Des centaines de personnes ont manifesté lundi à Nairobi pour dénoncer le meurtre d’un avocat, sauvagement assassiné. Trois policiers ont été placés en détention pour deux semaines, après leur comparution devant un tribunal de la capitale kényane.
À l’appel de la Commission nationale sur les droits de l’homme et du barreau kényan, plusieurs centaines de personnes se sont réunies ce matin, lundi 4 juillet, dans le centre de Nairobi, pour réclamer l’arrêt des « exécutions extrajudiciaires », après le meurtre de Willie Kimani, un avocat spécialisé dans la défense des droits de l’homme.
La plupart des manifestants avaient revêtu des t-shirts avec l’inscription « arrêtez les exécutions par la police » écrites en lettres couleur sang. D’autres portaient des pancartes avec les photos des trois hommes tués.
Les manifestants devaient présenter ensuite au président Uhuru Kenyatta et au chef de la police, Joseph Boinnet, une pétition comprenant un certain nombre de demandes, certains allant jusqu’à réclamer la démission du ministre de l’Intérieur, Joseph Nkaissery ou celle du chef de la police.
Trois policiers comparaissent devant la justice
Les trois policiers arrêtés vendredi, ont été présentés lundi devant un tribunal de Nairobi. À la demande du parquet, le sergent Fredrick Leliman, le caporal Stephen Chebulet et l’agent Silvia Wanjiku, ont été placés en détention, et ce pour une durée de deux semaines, le temps qu’une autopsie ait lieu et que l’enquête soit menée à son terme.
Le corps de Me Kimani, disparu le 23 juin avec son client Josephat Mwenda et leur chauffeur de taxi Joseph Muiruri, avait été retrouvé mutilé dans la rivière Ol Donyo Sabuk, au sud-est de la capitale. Selon la presse kényane, ses poignets avaient été attachés, trois de ses doigts coupés et ses yeux énucléés.
Appel à la grève
Les avocats kényans ont annoncé qu’ils seraient en grève cette semaine dans tout le pays, pour protester contre l’assassinat de leur collègue.
« Nous rejetons absolument l’idée que ce qui est arrivé aux trois hommes qui ont disparu la semaine dernière est un cas isolé impliquant quelques officiers ripoux. Beaucoup, beaucoup de Kényans ont disparu et c’est une situation qui est complètement intolérable », a déclaré le président du barreau kényan, Isaac Okero.

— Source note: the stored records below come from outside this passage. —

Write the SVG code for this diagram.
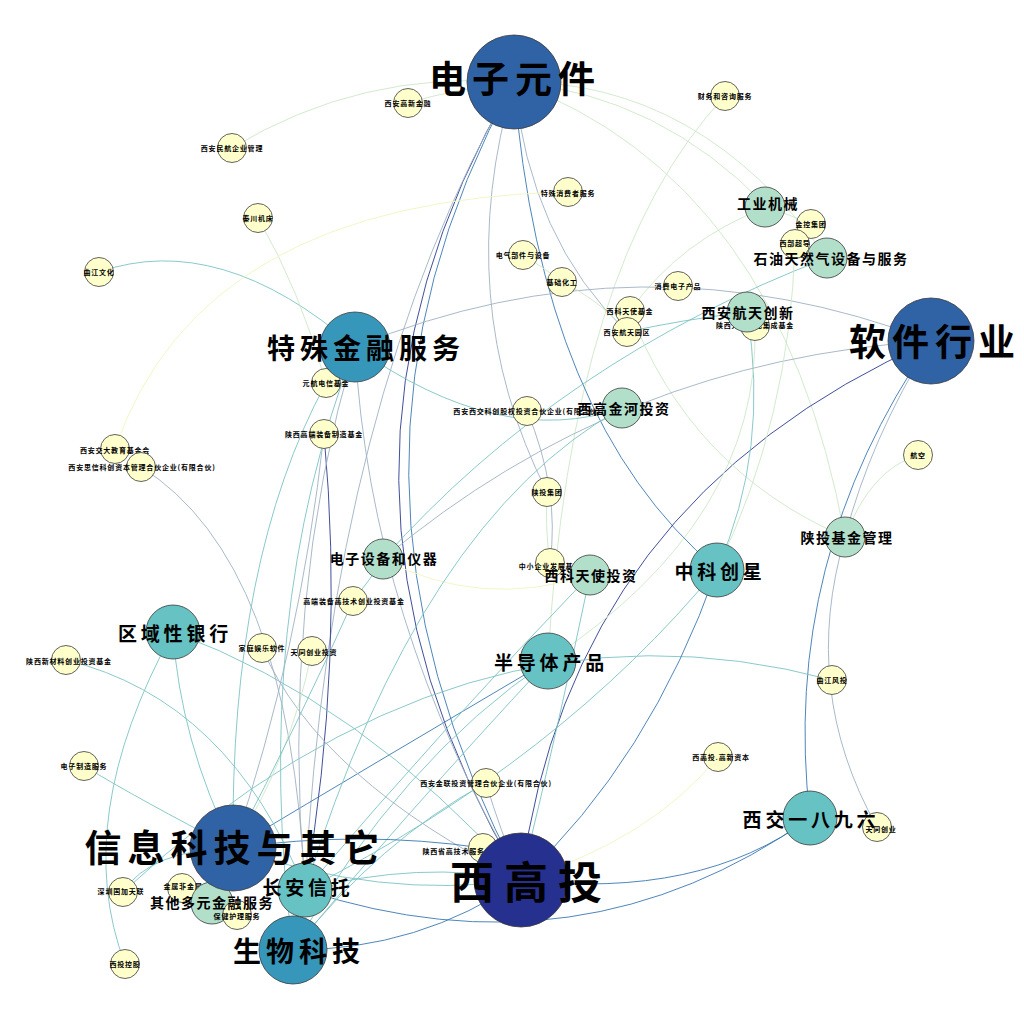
<svg xmlns="http://www.w3.org/2000/svg" width="1024" height="1024" viewBox="0 0 1024 1024">
<style>
.e{fill:none;stroke-width:0.9}
.navy{stroke:#2b3a8f}
.blue{stroke:#3a78b2}
.teal{stroke:#7cc3c4}
.gray{stroke:#9fb1c2}
.green{stroke:#cde8c8}
.yellow{stroke:#f1f5c0}
circle{stroke:#3a3a3a;stroke-width:0.8}
.cy{fill:#ffffcc}
.cg{fill:#b2dfca}
.ct{fill:#66c2c3}
.cm{fill:#3797bb}
.cb{fill:#3063a6}
.cn{fill:#26308e}
text{font-family:"Noto Sans CJK SC","Noto Sans CJK JP",sans-serif;font-weight:700;fill:#000;text-anchor:middle;dominant-baseline:central}
.ts{font-size:7px;letter-spacing:0.8px}
.tg{font-size:14px;letter-spacing:1.5px}
.tt{font-size:19px;letter-spacing:3.8px}
.tm{font-size:28px;letter-spacing:5px}
.tb{font-size:37px;letter-spacing:6px}
.tn{font-size:44px;letter-spacing:10px}
</style>
<rect width="1024" height="1024" fill="#ffffff"/>
<g id="connectors">
<path class="e green" d="M232 148 Q360 70 514 82"/>
<path class="e green" d="M408 103 Q450 90 514 82"/>
<path class="e green" d="M514 82 Q660 95 767 207"/>
<path class="e green" d="M514 82 Q700 80 827 258"/>
<path class="e green" d="M725 96 Q570 260 548 661"/>
<path class="e green" d="M767 207 Q680 240 630 311"/>
<path class="e gray" d="M514 82 Q530 240 627 332"/>
<path class="e blue" d="M514 82 Q540 420 717 569"/>
<path class="e gray" d="M514 82 Q450 300 547 492"/>
<path class="e navy" d="M514 82 Q280 480 521 880"/>
<path class="e blue" d="M514 82 Q300 470 521 880"/>
<path class="e gray" d="M514 82 Q330 400 305 890"/>
<path class="e green" d="M514 82 Q780 180 845 537"/>
<path class="e teal" d="M99 272 Q220 230 355 347"/>
<path class="e green" d="M258 218 Q300 290 326 383"/>
<path class="e yellow" d="M115 449 Q200 200 568 192"/>
<path class="e gray" d="M141 467 Q290 560 305 890"/>
<path class="e teal" d="M326 383 Q230 560 233 848"/>
<path class="e navy" d="M324 434 Q345 660 305 890"/>
<path class="e gray" d="M324 434 Q300 650 233 848"/>
<path class="e teal" d="M355 347 Q500 450 622 408"/>
<path class="e gray" d="M355 347 Q640 230 931 341"/>
<path class="e teal" d="M827 258 Q560 360 383 559"/>
<path class="e navy" d="M931 341 Q570 500 521 880"/>
<path class="e blue" d="M931 341 Q780 560 810 818"/>
<path class="e gray" d="M931 341 Q870 440 845 537"/>
<path class="e gray" d="M845 537 Q800 690 877 827"/>
<path class="e green" d="M918 455 Q870 470 845 537"/>
<path class="e teal" d="M832 680 Q460 580 123 892"/>
<path class="e yellow" d="M718 757 Q650 840 521 880"/>
<path class="e blue" d="M810 818 Q700 900 521 880"/>
<path class="e blue" d="M810 818 Q580 980 305 890"/>
<path class="e green" d="M630 311 Q690 470 845 537"/>
<path class="e teal" d="M747 312 Q770 450 717 569"/>
<path class="e green" d="M755 326 Q760 520 548 661"/>
<path class="e teal" d="M717 569 Q560 760 305 890"/>
<path class="e blue" d="M717 569 Q650 760 521 880"/>
<path class="e blue" d="M548 661 Q380 760 233 848"/>
<path class="e teal" d="M548 661 Q400 820 293 950"/>
<path class="e teal" d="M66 660 Q230 700 305 890"/>
<path class="e teal" d="M173 632 Q180 740 233 848"/>
<path class="e teal" d="M173 632 Q70 820 125 964"/>
<path class="e teal" d="M173 632 Q360 700 521 880"/>
<path class="e teal" d="M84 766 Q140 800 233 848"/>
<path class="e teal" d="M123 892 Q150 850 233 848"/>
<path class="e gray" d="M262 648 Q320 780 521 880"/>
<path class="e green" d="M312 651 Q290 760 233 848"/>
<path class="e teal" d="M353 601 Q370 580 383 559"/>
<path class="e teal" d="M353 601 Q300 720 233 848"/>
<path class="e yellow" d="M383 559 Q480 610 590 575"/>
<path class="e gray" d="M383 559 Q620 360 931 341"/>
<path class="e teal" d="M622 408 Q420 520 305 890"/>
<path class="e teal" d="M305 890 Q420 860 521 880"/>
<path class="e blue" d="M293 950 Q420 950 521 880"/>
<path class="e teal" d="M293 950 Q400 760 548 661"/>
<path class="e teal" d="M233 848 Q380 900 521 880"/>
<path class="e blue" d="M483 848 Q360 830 233 848"/>
<path class="e teal" d="M486 783 Q380 840 293 950"/>
<path class="e teal" d="M590 575 Q560 720 521 880"/>
<path class="e teal" d="M590 575 Q450 720 305 890"/>
<path class="e gray" d="M527 411 Q560 490 550 563"/>
<path class="e gray" d="M355 347 Q280 600 305 890"/>
<path class="e teal" d="M355 347 Q250 620 293 950"/>
<path class="e gray" d="M355 347 Q370 620 521 880"/>
<path class="e green" d="M523 255 Q540 265 562 282"/>
<path class="e green" d="M562 282 Q600 300 627 332"/>
<path class="e green" d="M811 224 Q790 215 767 207"/>
<path class="e green" d="M795 244 Q790 420 717 569"/>
<path class="e green" d="M547 492 Q545 530 550 563"/>
<path class="e gray" d="M486 783 Q500 830 521 880"/>
<path class="e teal" d="M627 332 Q680 320 747 312"/>
</g>
<g id="n-y1"><circle class="cy" cx="408" cy="103" r="14.5"/><text class="ts" x="408" y="103">西安高新金融</text></g>
<g id="n-y2"><circle class="cy" cx="232" cy="148" r="14.5"/><text class="ts" x="232" y="148">西安民航企业管理</text></g>
<g id="n-y3"><circle class="cy" cx="258" cy="218" r="14.5"/><text class="ts" x="258" y="218">秦川机床</text></g>
<g id="n-y4"><circle class="cy" cx="99" cy="272" r="14.5"/><text class="ts" x="99" y="272">曲江文化</text></g>
<g id="n-y5"><circle class="cy" cx="725" cy="96" r="14.5"/><text class="ts" x="725" y="96">财务和咨询服务</text></g>
<g id="n-y6"><circle class="cy" cx="568" cy="192" r="14.5"/><text class="ts" x="568" y="193">特殊消费者服务</text></g>
<g id="n-y7"><circle class="cy" cx="523" cy="255" r="14.5"/><text class="ts" x="523" y="255">电气部件与设备</text></g>
<g id="n-y8"><circle class="cy" cx="562" cy="282" r="14.5"/><text class="ts" x="562" y="282">基础化工</text></g>
<g id="n-y9"><circle class="cy" cx="678" cy="286" r="14.5"/><text class="ts" x="678" y="286">消费电子产品</text></g>
<g id="n-y10"><circle class="cy" cx="630" cy="311" r="14.5"/><text class="ts" x="630" y="311">西科天使基金</text></g>
<g id="n-y11"><circle class="cy" cx="627" cy="332" r="14.5"/><text class="ts" x="627" y="332">西安航天园区</text></g>
<g id="n-y12"><circle class="cy" cx="755" cy="326" r="14.5"/><text class="ts" x="755" y="325">陕西光子光电集成基金</text></g>
<g id="n-y13"><circle class="cy" cx="811" cy="224" r="14.5"/><text class="ts" x="811" y="224">金控集团</text></g>
<g id="n-y14"><circle class="cy" cx="795" cy="244" r="14.5"/><text class="ts" x="795" y="243">西部超导</text></g>
<g id="n-y15"><circle class="cy" cx="326" cy="383" r="14.5"/><text class="ts" x="326" y="383">元航电信基金</text></g>
<g id="n-y16"><circle class="cy" cx="324" cy="434" r="14.5"/><text class="ts" x="324" y="434">陕西高端装备制造基金</text></g>
<g id="n-y17"><circle class="cy" cx="115" cy="449" r="14.5"/><text class="ts" x="115" y="450">西安交大教育基金会</text></g>
<g id="n-y18"><circle class="cy" cx="141" cy="467" r="14.5"/><text class="ts" x="142" y="467">西安思信科创资本管理合伙企业(有限合伙)</text></g>
<g id="n-y19"><circle class="cy" cx="527" cy="411" r="14.5"/><text class="ts" x="527" y="411">西安西交科创股权投资合伙企业(有限合伙)</text></g>
<g id="n-y20"><circle class="cy" cx="547" cy="492" r="14.5"/><text class="ts" x="547" y="492">陕投集团</text></g>
<g id="n-y21"><circle class="cy" cx="550" cy="563" r="14.5"/><text class="ts" x="550" y="566">中小企业发展基金</text></g>
<g id="n-y22"><circle class="cy" cx="918" cy="455" r="14.5"/><text class="ts" x="918" y="455">航空</text></g>
<g id="n-y23"><circle class="cy" cx="832" cy="680" r="14.5"/><text class="ts" x="832" y="680">曲江风投</text></g>
<g id="n-y24"><circle class="cy" cx="718" cy="757" r="14.5"/><text class="ts" x="721" y="757">西高投.高新资本</text></g>
<g id="n-y25"><circle class="cy" cx="877" cy="827" r="14.5"/><text class="ts" x="881" y="829">天同创业</text></g>
<g id="n-y26"><circle class="cy" cx="66" cy="660" r="14.5"/><text class="ts" x="69" y="661">陕西新材料创业投资基金</text></g>
<g id="n-y27"><circle class="cy" cx="262" cy="648" r="14.5"/><text class="ts" x="262" y="648">家庭娱乐软件</text></g>
<g id="n-y28"><circle class="cy" cx="312" cy="651" r="14.5"/><text class="ts" x="314" y="652">天同创业投资</text></g>
<g id="n-y29"><circle class="cy" cx="353" cy="601" r="14.5"/><text class="ts" x="354" y="601">高端装备高技术创业投资基金</text></g>
<g id="n-y30"><circle class="cy" cx="84" cy="766" r="14.5"/><text class="ts" x="84" y="766">电子制造服务</text></g>
<g id="n-y31"><circle class="cy" cx="486" cy="783" r="14.5"/><text class="ts" x="486" y="783">西安金联投资管理合伙企业(有限合伙)</text></g>
<g id="n-y32"><circle class="cy" cx="483" cy="848" r="14.5"/><text class="ts" x="477" y="851">陕西省高技术服务创业投资基金</text></g>
<g id="n-y33"><circle class="cy" cx="123" cy="892" r="14.5"/><text class="ts" x="121" y="891">深圳国加天联</text></g>
<g id="n-y34"><circle class="cy" cx="182" cy="888" r="14.5"/><text class="ts" x="183" y="886">金属非金属</text></g>
<g id="n-y36"><circle class="cy" cx="125" cy="964" r="14.5"/><text class="ts" x="125" y="964">西投控股</text></g>
<g id="n-g1"><circle class="cg" cx="765" cy="207" r="20"/><text class="tg" x="768" y="203">工业机械</text></g>
<g id="n-g2"><circle class="cg" cx="827" cy="258" r="20"/><text class="tg" x="831" y="258">石油天然气设备与服务</text></g>
<g id="n-g3"><circle class="cg" cx="747" cy="312" r="20"/><text class="tg" x="748" y="312">西安航天创新</text></g>
<g id="n-g4"><circle class="cg" cx="622" cy="408" r="20"/><text class="tg" x="624" y="408">西高金河投资</text></g>
<g id="n-g5"><circle class="cg" cx="383" cy="559" r="20"/><text class="tg" x="384" y="558">电子设备和仪器</text></g>
<g id="n-g6"><circle class="cg" cx="590" cy="575" r="20"/><text class="tg" x="591" y="575">西科天使投资</text></g>
<g id="n-g7"><circle class="cg" cx="845" cy="537" r="20"/><text class="tg" x="847" y="537">陕投基金管理</text></g>
<g id="n-g8"><circle class="cg" cx="212" cy="903" r="21"/><g id="n-y35"><circle class="cy" cx="237" cy="915" r="14.5"/><text class="ts" x="237" y="916">保健护理服务</text></g><text class="tg" x="212" y="902">其他多元金融服务</text></g>
<g id="n-t1"><circle class="ct" cx="173" cy="632" r="27"/><text class="tt" x="175" y="632">区域性银行</text></g>
<g id="n-t2"><circle class="ct" cx="548" cy="661" r="28"/><text class="tt" x="551" y="661">半导体产品</text></g>
<g id="n-t3"><circle class="ct" cx="717" cy="570" r="27"/><text class="tt" x="720" y="570">中科创星</text></g>
<g id="n-t4"><circle class="ct" cx="810" cy="818" r="27"/><text class="tt" x="811" y="818">西交一八九六</text></g>
<g id="n-t5"><circle class="ct" cx="305" cy="890" r="27"/><text class="tt" x="308" y="886">长安信托</text></g>
<g id="n-m1"><circle class="cm" cx="355" cy="347" r="35"/><text class="tm" x="366" y="347">特殊金融服务</text></g>
<g id="n-m2"><circle class="cm" cx="293" cy="950" r="34"/><text class="tm" x="299" y="950">生物科技</text></g>
<g id="n-b1"><circle class="cb" cx="514" cy="82" r="47"/><text class="tb" x="515" y="77">电子元件</text></g>
<g id="n-b2"><circle class="cb" cx="931" cy="341" r="43"/><text class="tb" x="935" y="340">软件行业</text></g>
<g id="n-b3"><circle class="cb" cx="233" cy="848" r="43"/><text class="tb" x="235" y="846">信息科技与其它</text></g>
<g id="n-b4"><circle class="cn" cx="521" cy="880" r="47"/><text class="tn" x="531" y="880">西高投</text></g>
</svg>
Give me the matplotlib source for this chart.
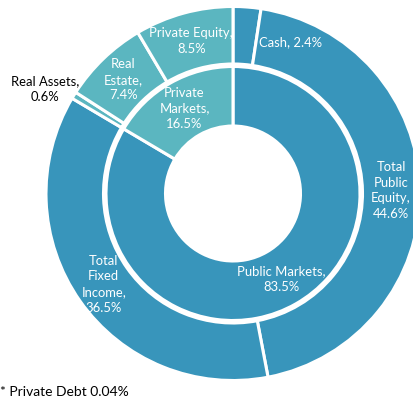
import numpy as np
import matplotlib.pyplot as plt

# outer ring: asset classes, clockwise from 12 o'clock
outer_labels = ["Cash", "Total\nPublic\nEquity", "Total\nFixed\nIncome", "Real Assets",
                "Real\nEstate", "Private Equity"]
outer_values = [2.4, 44.6, 36.5, 0.6, 7.4, 8.5]
outer_group = ["public", "public", "public", "private", "private", "private"]

# inner ring: market type
inner_labels = ["Public Markets", "Private\nMarkets"]
inner_values = [83.5, 16.5]
inner_group = ["public", "private"]

private_debt = 0.04

colors = {"public": "#3895BB", "private": "#5BB6C0"}

plt.rcParams['font.family'] = ['Lato', 'DejaVu Sans']

fig = plt.figure(figsize=(4.13, 4.05), dpi=100)
ax = fig.add_axes([0, 0, 1, 1])
cx, cy = 233, 193.5

wedge_kw = dict(edgecolor='white', linewidth=2.2)
outer, _ = ax.pie(outer_values, radius=187, startangle=90, counterclock=False,
                  colors=[colors[g] for g in outer_group],
                  wedgeprops=dict(width=57.5, **wedge_kw))
inner, _ = ax.pie(inner_values, radius=127, startangle=90, counterclock=False,
                  colors=[colors[g] for g in inner_group],
                  wedgeprops=dict(width=59.5, **wedge_kw))
ax.set_xlim(-cx, 413 - cx)
ax.set_ylim(-(405 - cy), cy)
ax.set_aspect('equal')
ax.axis('off')


def mid_point(w, r):
    a = np.deg2rad((w.theta1 + w.theta2) / 2)
    return r * np.cos(a), r * np.sin(a)


fs = 9.4
ls = 1.38
for w, lab, v in zip(outer, outer_labels, outer_values):
    if lab == "Cash":
        ax.text(58, 151, f"{lab}, {v}%", ha='center', va='center', color='white', fontsize=fs)
    elif lab == "Real Assets":
        ax.text(-188, 104, f"{lab},\n{v}%", ha='center', va='center', color='black',
                fontsize=fs, linespacing=ls)
    else:
        x, y = mid_point(w, 158)
        ax.text(x, y, f"{lab},\n{v}%", ha='center', va='center', color='white', fontsize=fs,
                linespacing=ls)

for w, lab, v in zip(inner, inner_labels, inner_values):
    x, y = mid_point(w, 98)
    ax.text(x, y, f"{lab},\n{v}%", ha='center', va='center', color='white', fontsize=fs,
            linespacing=ls)

fig.text(0.0, 1 - 392 / 405, f"* Private Debt {private_debt}%", ha='left', va='center',
         fontsize=10, color='black')

fig.savefig("out.png", dpi=100)
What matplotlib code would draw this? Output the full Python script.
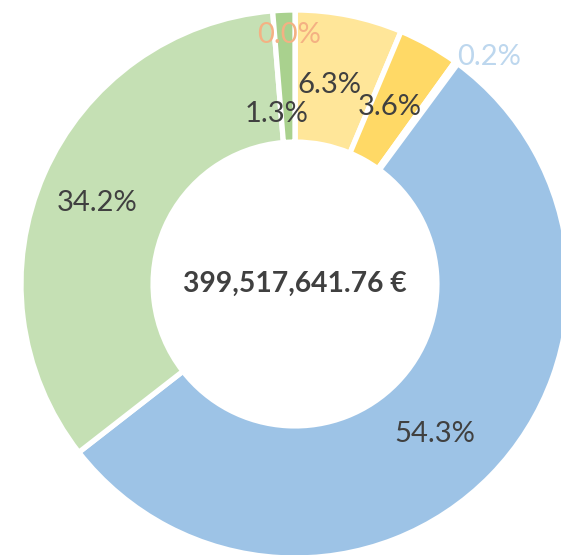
import matplotlib
matplotlib.use("Agg")
import matplotlib.pyplot as plt
import numpy as np

# Data (clockwise from 12 o'clock)
labels = ["0.0%", "6.3%", "3.6%", "0.2%", "54.3%", "34.2%", "1.3%"]
values = [0.02, 6.3, 3.6, 0.2, 54.3, 34.2, 1.3]
colors = ["#F4B183", "#FFE699", "#FFD966", "#BDD7EE", "#9DC3E6", "#C5E0B4", "#A9D18E"]
label_colors = ["#F4B183", "#404040", "#404040", "#BDD7EE", "#404040", "#404040", "#404040"]
total_text = "399,517,641.76 €"

# label placement: (radius factor, angle offset in degrees)
label_pos = [(0.909, 1.3), (0.737, 1.6), (0.733, 1.0), (1.088, -4.4),
             (0.748, -2.6), (0.781, 1.6), (0.623, 4.0)]

font = ["Lato", "DejaVu Sans"]

fig = plt.figure(figsize=(5.61, 5.55), dpi=100)
ax = fig.add_axes([0, 0, 1, 1])
wedges, _ = ax.pie(values, colors=colors, startangle=90, counterclock=False,
                   radius=1.0, wedgeprops=dict(width=0.482, edgecolor="white", linewidth=3.8))

frac = np.array(values) / np.sum(values)
cum = np.cumsum(frac) - frac / 2
for i, lab in enumerate(labels):
    r, dang = label_pos[i]
    ang = np.deg2rad(90 - cum[i] * 360 + dang)
    ax.text(r * np.cos(ang), r * np.sin(ang), lab, ha="center", va="center",
            fontsize=21, color=label_colors[i], family=font)

ax.text(0, 0, total_text, ha="center", va="center", fontsize=20.3, fontweight="bold",
        color="#404040", family=font)

ppu = 274.0
cx, cy = 295.0, 284.0
ax.set_xlim(-cx / ppu, (561 - cx) / ppu)
ax.set_ylim(-(555 - cy) / ppu, cy / ppu)
ax.set_aspect("auto")
ax.axis("off")
fig.savefig("out.png", dpi=100)
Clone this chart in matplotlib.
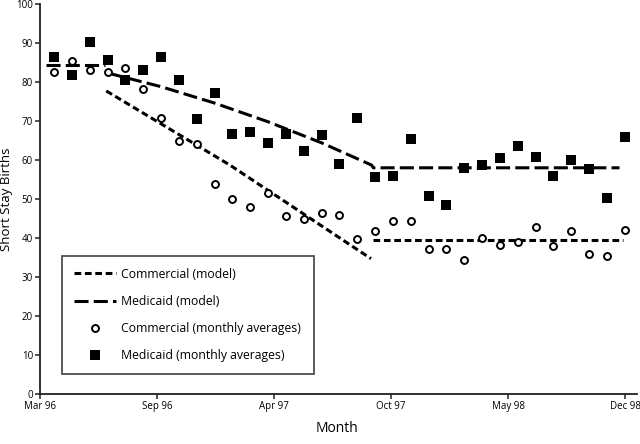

« Ces meurtres extrajudiciaires sont un rappel effrayant que le droit, durement gagné, de chercher justice pour des violations des droits de l’homme est à nouveau menacé », a déploré de son côté Muthoni Wanyeki, directrice pour l’Afrique de l’Est chez Amnesty International, l’une des trente-quatre organisations internationales de défense des droits de l’homme à avoir demandé aux autorités de faire toute la lumière sur ces meurtres.
Escadrons de la mort
La police kényane est régulièrement accusée de mener des opérations violentes et hors procédure contre des personnes enquêtant sur les abus perpétrés par ses membres. Devant ces accusations, le chef de la police, Joseph Boinnet, a rejeté en bloc l’existence d’ « escadrons de la mort au sein de la police » soupçonné par l’opposition d’être derrière ces meurtres.
Ces meurtres, dont les auteurs n’ont pas toujours été retrouvés, inquiètent de nombreux observateurs à l’aube d’une année électorale tendue. Plusieurs diplomates occidentaux craignent que se répète le scénario de 2007-2008, lorsque plus de 1 100 personnes avaient été tuées dans des violences postélectorales.